But as far as Loïc is concerned, it is Jean-Marie who is the real sexual
prize, and about this the latter’s feelings are more ambiguous and doubtful. He
repeatedly spurns Loïc’s advances, but with less and less conviction. At
the same time, however, Loïc is experiencing for the first time what is for
him a seemingly normal domestic life.
“I feel good with you two,” he tells
Nicole. “It’s like having a
family.” He even finds that, for the
first time in his life, he has memories. Their new family even begins to seem
permanent when, frightened at what is happening Jean-Marie tries to end it and
finds that Nicole absolutely refuses to go back to the way they were. From being
blissfully unaware that she was even unhappy, Nicole has gone to embittered
desperation. “The one time something
happens in our lives,” she says
to Jean-Marie, and you have to ruin
it.”

Up to this point the situation is set up to be interesting and emotionally
engaging, given that its starting point is so unpromising. Nor has Mlle.
Fontaine taken the easy route, which Hollywood films on this theme almost
always take, of pretending that the relaxation of bourgeois sexual restraints is
a panacea for all psychic ills rather than a problem much bigger than any it is
proposed as a solution to.
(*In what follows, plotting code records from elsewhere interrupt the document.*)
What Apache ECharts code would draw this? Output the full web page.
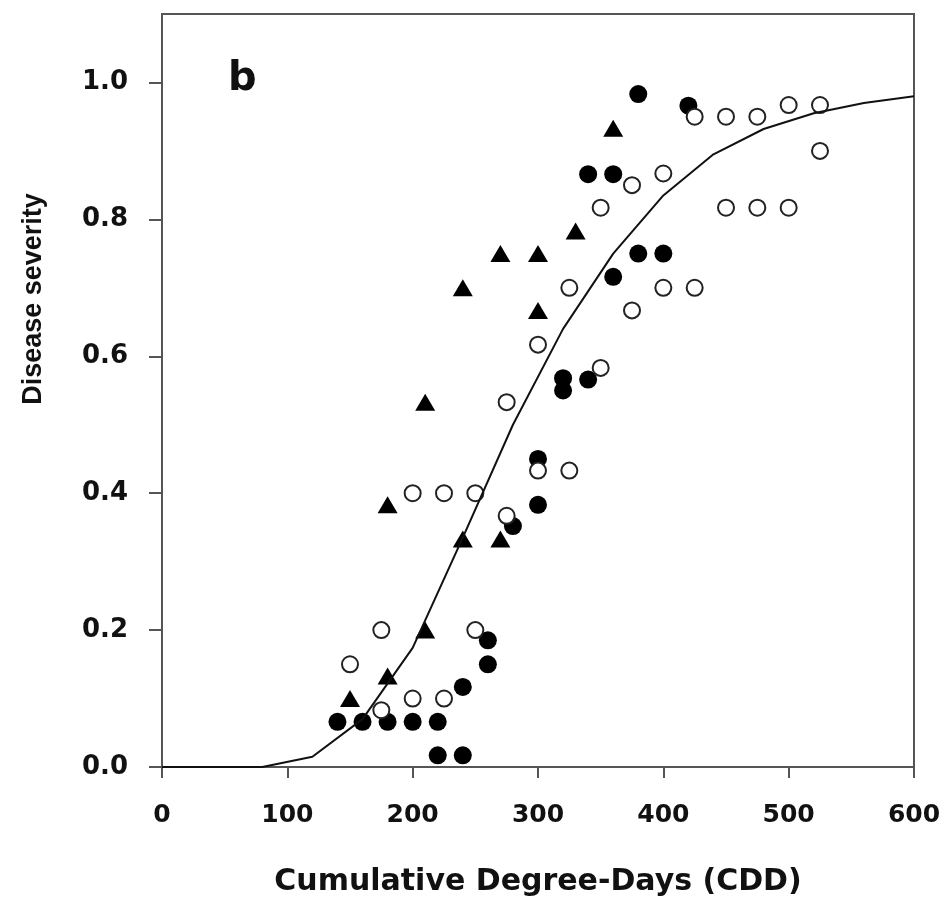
<!DOCTYPE html>
<html>
<head>
<meta charset="utf-8">
<script src="https://cdn.jsdelivr.net/npm/echarts@6/dist/echarts.min.js"></script>
<style>
  html, body { margin: 0; padding: 0; background: #fff; }
  #container { width: 950px; height: 909px; }
</style>
</head>
<body>
<div id="container"></div>
<script>
// observed points, [CDD, severity]
var filledPts = [
    [140, 0.066], [160, 0.066], [180, 0.066], [200, 0.066], [220, 0.066],
    [220, 0.017], [240, 0.017], [240, 0.117], [260, 0.185], [260, 0.15],
    [280, 0.352], [300, 0.383], [300, 0.45], [320, 0.568], [320, 0.55],
    [340, 0.566], [340, 0.866], [360, 0.866], [360, 0.716], [380, 0.75],
    [400, 0.75], [380, 0.983], [420, 0.966]
];
var openPts = [
    [150, 0.15], [175, 0.2], [175, 0.083], [200, 0.1], [225, 0.1], [250, 0.2],
    [200, 0.4], [225, 0.4], [250, 0.4],
    [275, 0.367], [275, 0.533], [300, 0.617], [300, 0.433], [325, 0.433], [350, 0.583],
    [325, 0.7], [350, 0.817], [375, 0.667], [375, 0.85], [400, 0.7], [400, 0.867], [425, 0.7],
    [425, 0.95], [450, 0.95], [475, 0.95], [500, 0.967], [525, 0.967], [525, 0.9],
    [450, 0.817], [475, 0.817], [500, 0.817]
];
var trianglePts = [
    [150, 0.1], [180, 0.133], [210, 0.2], [180, 0.383], [210, 0.533],
    [240, 0.333], [270, 0.333], [240, 0.7], [270, 0.75], [300, 0.75],
    [300, 0.667], [330, 0.783], [360, 0.933]
];

// fitted curve
var curveX = [0, 40, 80, 120, 160, 200, 240, 280, 320, 360, 400, 440, 480, 520, 560, 600];
var curveY = [0, 0, 0, 0.015, 0.07, 0.174, 0.335, 0.5, 0.64, 0.75, 0.835, 0.895, 0.932, 0.955, 0.97, 0.98];

var yTicks = [0, 0.2, 0.4, 0.6, 0.8, 1.0];

var curveData = curveX.map(function (x, i) { return [x, curveY[i]]; });

var myChart = echarts.init(document.getElementById('container'), null, { renderer: 'canvas' });

var axisColor = '#555';

var option = {
    animation: false,
    backgroundColor: '#fff',
    grid: {
        left: 162, right: 36, top: 14, bottom: 142,
        show: true, borderColor: axisColor, borderWidth: 2,
        outerBoundsMode: 'none'
    },
    graphic: [
        {
            type: 'text', x: 228, y: 60,
            style: { text: 'b', fill: '#111', font: 'bold 40px "DejaVu Sans"' }
        },
        {
            type: 'text', x: 34, y: 299, rotation: Math.PI / 2,
            style: {
                text: 'Disease severity', fill: '#111', font: 'bold 27px "Liberation Sans"',
                align: 'center', verticalAlign: 'middle'
            }
        }
    ],
    xAxis: {
        type: 'value', min: 0, max: 600, interval: 100,
        name: 'Cumulative Degree-Days (CDD)',
        nameLocation: 'middle', nameGap: 100,
        nameTextStyle: { fontFamily: 'DejaVu Sans', fontWeight: 'bold', fontSize: 30, color: '#111' },
        axisLine: { lineStyle: { color: axisColor, width: 2 } },
        axisTick: { inside: false, length: 11, lineStyle: { color: axisColor, width: 2 } },
        axisLabel: { margin: 36, fontFamily: 'DejaVu Sans', fontWeight: 'bold', fontSize: 25, color: '#111' },
        splitLine: { show: false }
    },
    yAxis: {
        type: 'value', min: 0, max: 1.1,
        axisLine: { lineStyle: { color: axisColor, width: 2 } },
        axisTick: { inside: false, length: 13, customValues: yTicks, lineStyle: { color: axisColor, width: 2 } },
        axisLabel: {
            margin: 34, customValues: yTicks,
            fontFamily: 'DejaVu Sans', fontWeight: 'bold', fontSize: 26, color: '#111',
            formatter: function (v) { return v.toFixed(1); }
        },
        splitLine: { show: false }
    },
    series: [
        {
            type: 'scatter', data: trianglePts, symbol: 'triangle', symbolSize: [20, 17],
            itemStyle: { color: '#000', opacity: 1 }, z: 2
        },
        {
            type: 'scatter', data: filledPts, symbol: 'circle', symbolSize: 18,
            itemStyle: { color: '#000', opacity: 1 }, z: 3
        },
        {
            type: 'scatter', data: openPts, symbol: 'circle', symbolSize: 16,
            itemStyle: { color: '#fff', borderColor: '#222', borderWidth: 2, opacity: 1 }, z: 4
        },
        {
            type: 'line', data: curveData, showSymbol: false, smooth: false,
            lineStyle: { color: '#111', width: 2 }, z: 5
        }
    ]
};

myChart.setOption(option);
window.addEventListener('resize', myChart.resize);
</script>
</body>
</html>
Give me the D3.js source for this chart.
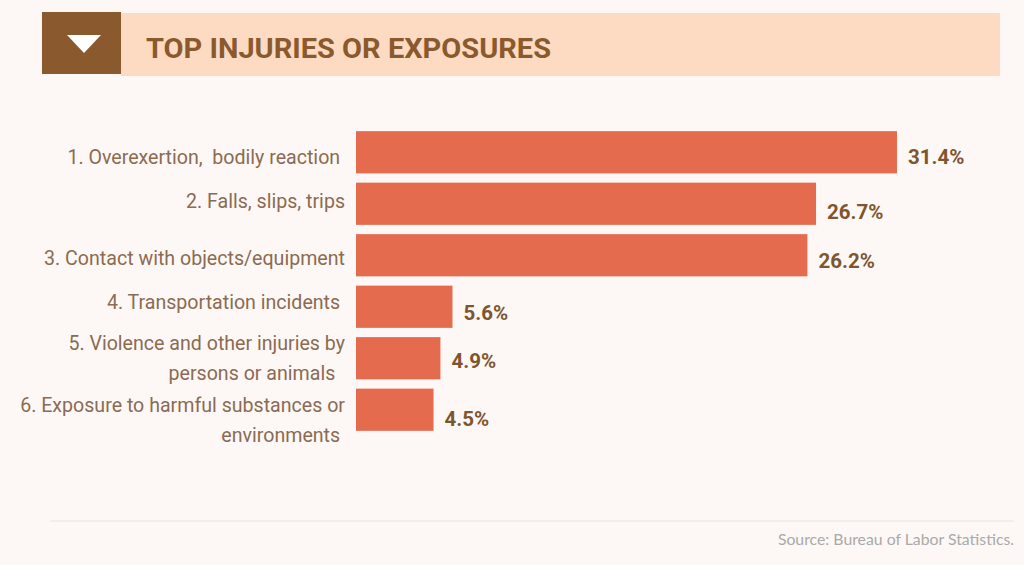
<!DOCTYPE html>
<html><head><meta charset="utf-8">
<script src="https://cdn.jsdelivr.net/npm/d3@7"></script>
<style>
html,body{margin:0;padding:0;background:#fdf8f5;}
svg{display:block;}
</style></head>
<body>
<svg id="chart" width="1024" height="565"></svg>
<script>
const title = "TOP INJURIES OR EXPOSURES";
const categories = [
  ["1. Overexertion,  bodily reaction "],
  ["2. Falls, slips, trips"],
  ["3. Contact with objects/equipment"],
  ["4. Transportation incidents "],
  ["5. Violence and other injuries by", "persons or animals  "],
  ["6. Exposure to harmful substances or", "environments "]
];
const values = [31.4, 26.7, 26.2, 5.6, 4.9, 4.5];
const valueLabels = ["31.4%", "26.7%", "26.2%", "5.6%", "4.9%", "4.5%"];
const source = "Source: Bureau of Labor Statistics.";

const svg = d3.select("#chart");
svg.append("rect").attr("width",1024).attr("height",565).attr("fill","#fdf8f5");

// header
svg.append("rect").attr("x",121).attr("y",13).attr("width",879).attr("height",63).attr("fill","#fcdbc2");
svg.append("rect").attr("x",42).attr("y",12).attr("width",79).attr("height",62).attr("fill","#8a5a2e");
svg.append("path").attr("d","M67,35 L101,35 L84,53 Z").attr("fill","#ffffff");
svg.append("text").attr("x",146).attr("y",58).text(title)
  .attr("font-family","Roboto").attr("font-weight","bold").attr("font-size",28)
  .attr("fill","#8a5a2e").attr("textLength",405).attr("lengthAdjust","spacingAndGlyphs");

const idx = d3.range(values.length);
const x = d3.scaleLinear().domain([0, 31.4]).range([356, 897]);
const y = d3.scaleBand().domain(idx).range([126, 436]).paddingInner(0.18).paddingOuter(0.1);

svg.append("g").selectAll("rect").data(idx).join("rect")
  .attr("x", x(0)).attr("y", i => y(i)).attr("width", i => x(values[i]) - x(0))
  .attr("height", y.bandwidth()).attr("fill", "#e56b4e");

const labelOffsets = [5, 8, 6, 6, 3, 9];
svg.append("g").selectAll("text").data(idx).join("text")
  .attr("x", i => x(values[i]) + 11)
  .attr("y", i => y(i) + y.bandwidth()/2 + labelOffsets[i])
  .attr("dy","0.35em")
  .text(i => valueLabels[i])
  .attr("font-family","Roboto").attr("font-weight","bold").attr("font-size",20.5)
  .attr("fill","#7f5530");

const lineOffsets = [5, -3, 3, -5, 0, 0];
const cat = svg.append("g").selectAll("text").data(idx).join("text")
  .attr("text-anchor","end")
  .attr("font-family","Roboto").attr("font-size",19.6).attr("fill","#8b6b52")
  .style("white-space","pre");
cat.each(function(i){
  const lines = categories[i];
  const cy = y(i) + y.bandwidth()/2 + lineOffsets[i];
  const t = d3.select(this);
  lines.forEach((l, k) => {
    t.append("tspan").attr("x", 345)
     .attr("y", lines.length === 1 ? cy : cy - 15 + k*30 + (i===5?10:0))
     .attr("dy","0.35em").text(l);
  });
});

svg.append("line").attr("x1",50).attr("x2",1014).attr("y1",521).attr("y2",521)
  .attr("stroke","#e9e1db").attr("stroke-width",1);
svg.append("text").attr("x",1014).attr("y",545).attr("text-anchor","end")
  .attr("font-family","Lato").attr("font-size",15.8).attr("fill","#aaaaaa").text(source);
</script>
</body></html>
But having got herself into very deep psychological
and emotional waters, she doesn’t quite know how to how to get out of them again
and so tacks on an ending reminiscent of Chabrol’s La Femme
Infidèle
that I find, if not necessarily unconvincing in itself, a
cop-out given the seriousness of the subject she has addressed. Having got to
the point of seeing the argument for traditional sexual morality, she seems to
draw back in horror and race off in another direction entirely. What is she so
afraid of?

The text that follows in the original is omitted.